* **EXERCISE**
From the records below, please print only the lines from the one containing "Give me the matplotlib source for this chart." through the one containing "fontsize=9, fontweight='bold', color='#262626')", both included. Skip the pictures.

* **EXERCISE INPUT**
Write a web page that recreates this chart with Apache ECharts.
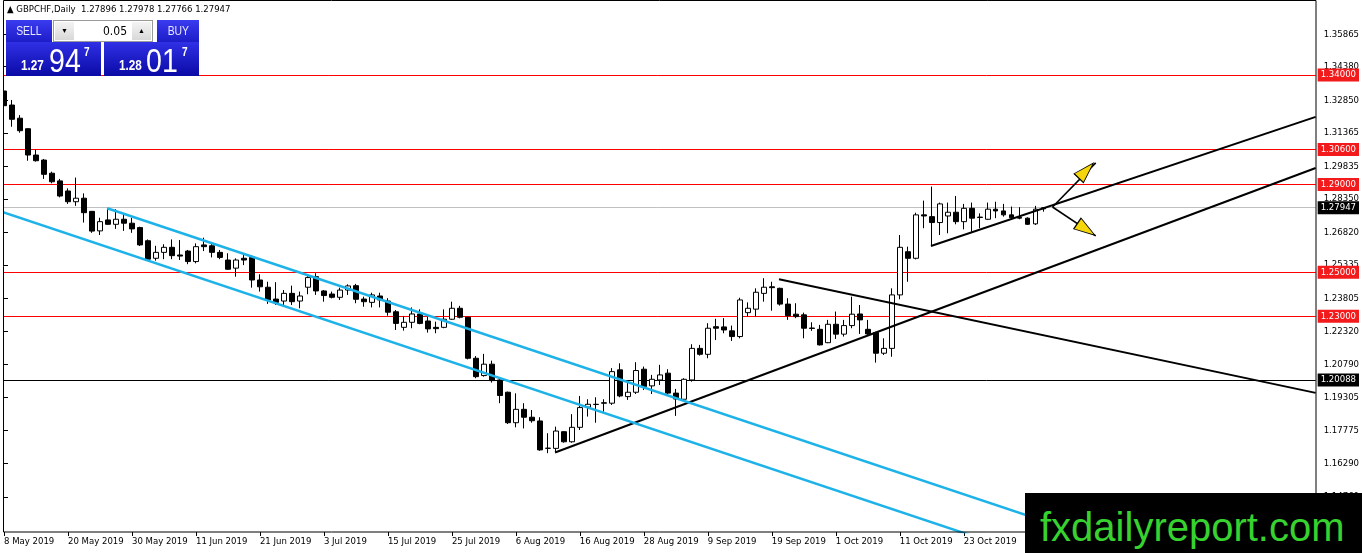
--
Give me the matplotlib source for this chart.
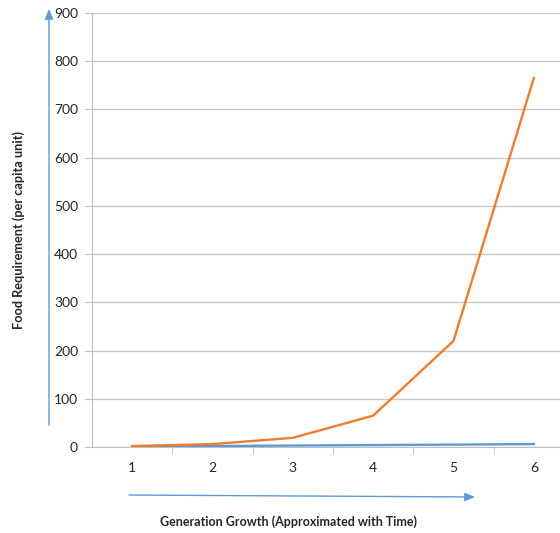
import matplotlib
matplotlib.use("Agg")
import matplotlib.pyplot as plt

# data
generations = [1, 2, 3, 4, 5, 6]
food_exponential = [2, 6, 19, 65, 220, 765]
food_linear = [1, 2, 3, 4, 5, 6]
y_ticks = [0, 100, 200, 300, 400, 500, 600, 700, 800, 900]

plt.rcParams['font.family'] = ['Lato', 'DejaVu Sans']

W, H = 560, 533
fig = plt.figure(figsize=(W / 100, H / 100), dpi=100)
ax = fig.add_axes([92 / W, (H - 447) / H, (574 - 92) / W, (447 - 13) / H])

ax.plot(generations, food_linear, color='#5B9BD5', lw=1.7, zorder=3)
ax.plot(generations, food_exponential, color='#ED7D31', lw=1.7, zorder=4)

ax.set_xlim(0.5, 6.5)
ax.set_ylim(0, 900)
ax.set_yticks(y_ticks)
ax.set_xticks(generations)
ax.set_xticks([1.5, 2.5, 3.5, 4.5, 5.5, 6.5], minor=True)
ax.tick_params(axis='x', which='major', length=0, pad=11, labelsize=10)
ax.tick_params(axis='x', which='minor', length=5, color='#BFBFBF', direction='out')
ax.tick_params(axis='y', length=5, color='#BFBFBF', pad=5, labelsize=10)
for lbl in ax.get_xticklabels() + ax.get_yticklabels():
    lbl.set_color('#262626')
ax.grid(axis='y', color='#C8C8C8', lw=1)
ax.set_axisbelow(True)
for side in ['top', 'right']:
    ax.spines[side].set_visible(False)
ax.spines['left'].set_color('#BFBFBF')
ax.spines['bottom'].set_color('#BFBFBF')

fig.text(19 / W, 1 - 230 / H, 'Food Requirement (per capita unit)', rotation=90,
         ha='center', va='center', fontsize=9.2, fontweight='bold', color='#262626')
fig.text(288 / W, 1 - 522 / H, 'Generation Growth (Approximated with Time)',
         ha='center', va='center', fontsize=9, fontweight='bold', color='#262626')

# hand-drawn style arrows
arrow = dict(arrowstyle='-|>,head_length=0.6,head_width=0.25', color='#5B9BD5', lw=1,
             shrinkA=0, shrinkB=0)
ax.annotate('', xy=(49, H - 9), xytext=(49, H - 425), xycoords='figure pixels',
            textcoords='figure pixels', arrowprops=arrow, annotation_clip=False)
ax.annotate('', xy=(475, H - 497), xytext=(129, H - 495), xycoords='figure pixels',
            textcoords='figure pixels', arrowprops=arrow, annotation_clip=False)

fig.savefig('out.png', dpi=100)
---
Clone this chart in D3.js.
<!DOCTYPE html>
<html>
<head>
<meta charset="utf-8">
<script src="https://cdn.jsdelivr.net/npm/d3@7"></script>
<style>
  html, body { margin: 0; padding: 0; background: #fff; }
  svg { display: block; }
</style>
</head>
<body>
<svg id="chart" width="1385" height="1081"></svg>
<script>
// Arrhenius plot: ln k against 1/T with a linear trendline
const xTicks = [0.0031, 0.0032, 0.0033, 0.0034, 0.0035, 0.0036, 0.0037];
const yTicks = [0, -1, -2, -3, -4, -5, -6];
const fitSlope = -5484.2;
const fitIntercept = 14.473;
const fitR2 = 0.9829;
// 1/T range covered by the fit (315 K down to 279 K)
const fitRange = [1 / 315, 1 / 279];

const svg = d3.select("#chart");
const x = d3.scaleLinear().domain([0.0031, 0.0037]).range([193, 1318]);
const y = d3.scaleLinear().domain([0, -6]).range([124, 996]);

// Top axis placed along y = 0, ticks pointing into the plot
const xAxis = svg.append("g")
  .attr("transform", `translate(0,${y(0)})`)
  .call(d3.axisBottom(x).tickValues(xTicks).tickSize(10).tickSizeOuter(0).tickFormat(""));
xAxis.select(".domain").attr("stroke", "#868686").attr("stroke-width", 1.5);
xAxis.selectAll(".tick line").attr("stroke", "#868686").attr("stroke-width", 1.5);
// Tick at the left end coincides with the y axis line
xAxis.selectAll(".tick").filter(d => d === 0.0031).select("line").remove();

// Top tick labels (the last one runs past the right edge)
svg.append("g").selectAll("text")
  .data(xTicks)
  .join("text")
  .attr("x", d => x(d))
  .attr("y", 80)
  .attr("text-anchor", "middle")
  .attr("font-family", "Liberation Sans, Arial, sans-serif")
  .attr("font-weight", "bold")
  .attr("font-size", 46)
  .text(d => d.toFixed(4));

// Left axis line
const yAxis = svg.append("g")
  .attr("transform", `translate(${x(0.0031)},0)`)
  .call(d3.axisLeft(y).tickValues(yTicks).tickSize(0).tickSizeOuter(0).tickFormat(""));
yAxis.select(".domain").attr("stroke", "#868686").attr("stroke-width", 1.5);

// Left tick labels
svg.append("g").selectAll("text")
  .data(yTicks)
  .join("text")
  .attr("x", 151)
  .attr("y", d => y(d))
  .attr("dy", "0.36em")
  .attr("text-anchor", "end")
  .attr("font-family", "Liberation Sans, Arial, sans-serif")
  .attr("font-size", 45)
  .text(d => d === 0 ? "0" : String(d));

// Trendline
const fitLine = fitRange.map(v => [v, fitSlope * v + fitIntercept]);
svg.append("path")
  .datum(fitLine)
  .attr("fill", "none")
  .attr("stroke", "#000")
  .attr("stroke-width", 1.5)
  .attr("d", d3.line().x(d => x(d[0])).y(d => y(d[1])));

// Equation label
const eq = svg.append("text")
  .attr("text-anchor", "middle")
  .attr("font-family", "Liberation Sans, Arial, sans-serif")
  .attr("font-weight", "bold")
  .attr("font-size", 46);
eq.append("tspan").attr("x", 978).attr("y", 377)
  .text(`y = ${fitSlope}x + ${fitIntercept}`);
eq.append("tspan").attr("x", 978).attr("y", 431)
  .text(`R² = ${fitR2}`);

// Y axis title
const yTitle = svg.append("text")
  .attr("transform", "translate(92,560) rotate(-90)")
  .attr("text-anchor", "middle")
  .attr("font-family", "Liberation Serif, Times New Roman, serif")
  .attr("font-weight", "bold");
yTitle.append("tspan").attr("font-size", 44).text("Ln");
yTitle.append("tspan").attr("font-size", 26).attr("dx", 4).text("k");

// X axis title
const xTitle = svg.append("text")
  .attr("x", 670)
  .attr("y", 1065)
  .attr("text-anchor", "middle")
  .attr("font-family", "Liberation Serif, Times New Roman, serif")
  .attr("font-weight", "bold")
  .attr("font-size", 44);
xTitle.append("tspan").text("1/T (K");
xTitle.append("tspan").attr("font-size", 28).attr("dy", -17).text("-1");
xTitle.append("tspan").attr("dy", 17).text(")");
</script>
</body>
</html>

* **TASK RESULT**
Give me the matplotlib source for this chart.
import matplotlib
matplotlib.use("Agg")
import matplotlib.pyplot as plt

# data
generations = [1, 2, 3, 4, 5, 6]
food_exponential = [2, 6, 19, 65, 220, 765]
food_linear = [1, 2, 3, 4, 5, 6]
y_ticks = [0, 100, 200, 300, 400, 500, 600, 700, 800, 900]

plt.rcParams['font.family'] = ['Lato', 'DejaVu Sans']

W, H = 560, 533
fig = plt.figure(figsize=(W / 100, H / 100), dpi=100)
ax = fig.add_axes([92 / W, (H - 447) / H, (574 - 92) / W, (447 - 13) / H])

ax.plot(generations, food_linear, color='#5B9BD5', lw=1.7, zorder=3)
ax.plot(generations, food_exponential, color='#ED7D31', lw=1.7, zorder=4)

ax.set_xlim(0.5, 6.5)
ax.set_ylim(0, 900)
ax.set_yticks(y_ticks)
ax.set_xticks(generations)
ax.set_xticks([1.5, 2.5, 3.5, 4.5, 5.5, 6.5], minor=True)
ax.tick_params(axis='x', which='major', length=0, pad=11, labelsize=10)
ax.tick_params(axis='x', which='minor', length=5, color='#BFBFBF', direction='out')
ax.tick_params(axis='y', length=5, color='#BFBFBF', pad=5, labelsize=10)
for lbl in ax.get_xticklabels() + ax.get_yticklabels():
    lbl.set_color('#262626')
ax.grid(axis='y', color='#C8C8C8', lw=1)
ax.set_axisbelow(True)
for side in ['top', 'right']:
    ax.spines[side].set_visible(False)
ax.spines['left'].set_color('#BFBFBF')
ax.spines['bottom'].set_color('#BFBFBF')

fig.text(19 / W, 1 - 230 / H, 'Food Requirement (per capita unit)', rotation=90,
         ha='center', va='center', fontsize=9.2, fontweight='bold', color='#262626')
fig.text(288 / W, 1 - 522 / H, 'Generation Growth (Approximated with Time)',
         ha='center', va='center', fontsize=9, fontweight='bold', color='#262626')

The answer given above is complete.